Task = Gather, from the data below, each line in which the word "matplotlib" occurs.

Recorded information =
- - - -
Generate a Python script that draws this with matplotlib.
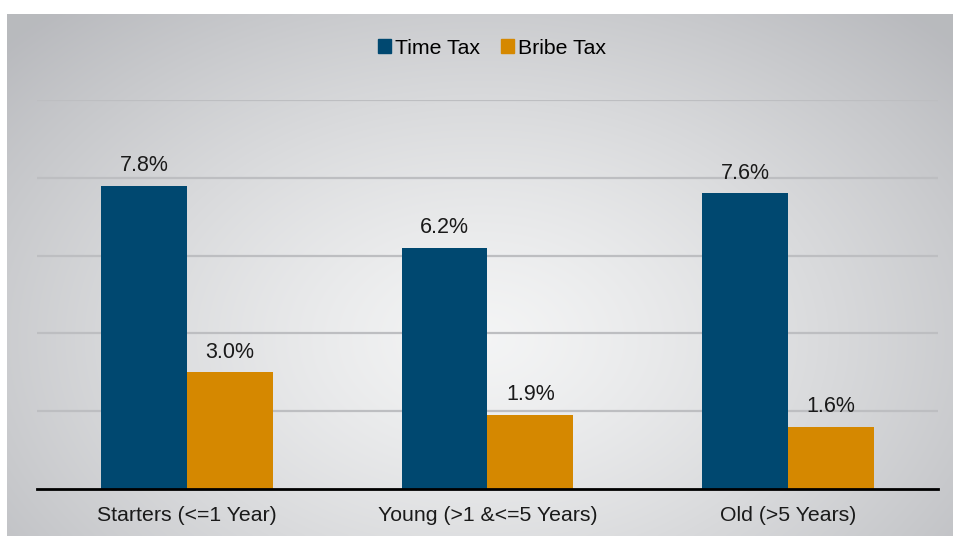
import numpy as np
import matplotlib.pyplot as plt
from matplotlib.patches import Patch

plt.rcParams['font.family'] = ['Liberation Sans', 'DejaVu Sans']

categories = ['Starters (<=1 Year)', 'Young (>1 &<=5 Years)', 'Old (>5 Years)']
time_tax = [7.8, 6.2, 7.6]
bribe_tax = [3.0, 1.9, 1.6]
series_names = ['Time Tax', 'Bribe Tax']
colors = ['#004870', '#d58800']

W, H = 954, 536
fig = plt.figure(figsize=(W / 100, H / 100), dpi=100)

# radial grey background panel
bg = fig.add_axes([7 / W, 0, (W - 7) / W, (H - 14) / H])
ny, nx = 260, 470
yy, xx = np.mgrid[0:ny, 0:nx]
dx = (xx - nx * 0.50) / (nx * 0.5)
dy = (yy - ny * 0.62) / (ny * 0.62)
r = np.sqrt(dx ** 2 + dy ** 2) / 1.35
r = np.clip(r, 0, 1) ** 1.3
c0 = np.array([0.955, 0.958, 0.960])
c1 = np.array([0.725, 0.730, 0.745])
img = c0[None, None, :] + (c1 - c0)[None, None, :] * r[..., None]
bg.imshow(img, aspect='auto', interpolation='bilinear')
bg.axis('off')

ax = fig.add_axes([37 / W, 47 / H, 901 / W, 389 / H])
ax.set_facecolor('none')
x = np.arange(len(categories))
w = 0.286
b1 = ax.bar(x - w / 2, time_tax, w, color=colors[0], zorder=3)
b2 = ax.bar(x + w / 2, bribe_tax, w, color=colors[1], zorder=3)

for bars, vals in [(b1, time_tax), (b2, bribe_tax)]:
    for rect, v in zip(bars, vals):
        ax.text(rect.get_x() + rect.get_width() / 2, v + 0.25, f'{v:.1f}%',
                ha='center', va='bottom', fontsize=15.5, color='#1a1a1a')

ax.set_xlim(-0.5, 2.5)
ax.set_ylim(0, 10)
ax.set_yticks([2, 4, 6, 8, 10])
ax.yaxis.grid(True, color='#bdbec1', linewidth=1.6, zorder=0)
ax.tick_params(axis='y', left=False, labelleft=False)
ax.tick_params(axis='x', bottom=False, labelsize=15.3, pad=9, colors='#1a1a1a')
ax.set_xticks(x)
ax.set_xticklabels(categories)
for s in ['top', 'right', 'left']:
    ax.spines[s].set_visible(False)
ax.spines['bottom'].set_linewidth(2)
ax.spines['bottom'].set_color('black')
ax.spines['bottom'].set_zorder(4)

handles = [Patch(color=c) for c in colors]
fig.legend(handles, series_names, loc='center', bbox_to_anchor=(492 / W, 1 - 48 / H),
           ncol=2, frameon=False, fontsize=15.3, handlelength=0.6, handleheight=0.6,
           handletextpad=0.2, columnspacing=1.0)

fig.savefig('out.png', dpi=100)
- - - -
Answer to the task =
Generate a Python script that draws this with matplotlib.
import matplotlib.pyplot as plt
from matplotlib.patches import Patch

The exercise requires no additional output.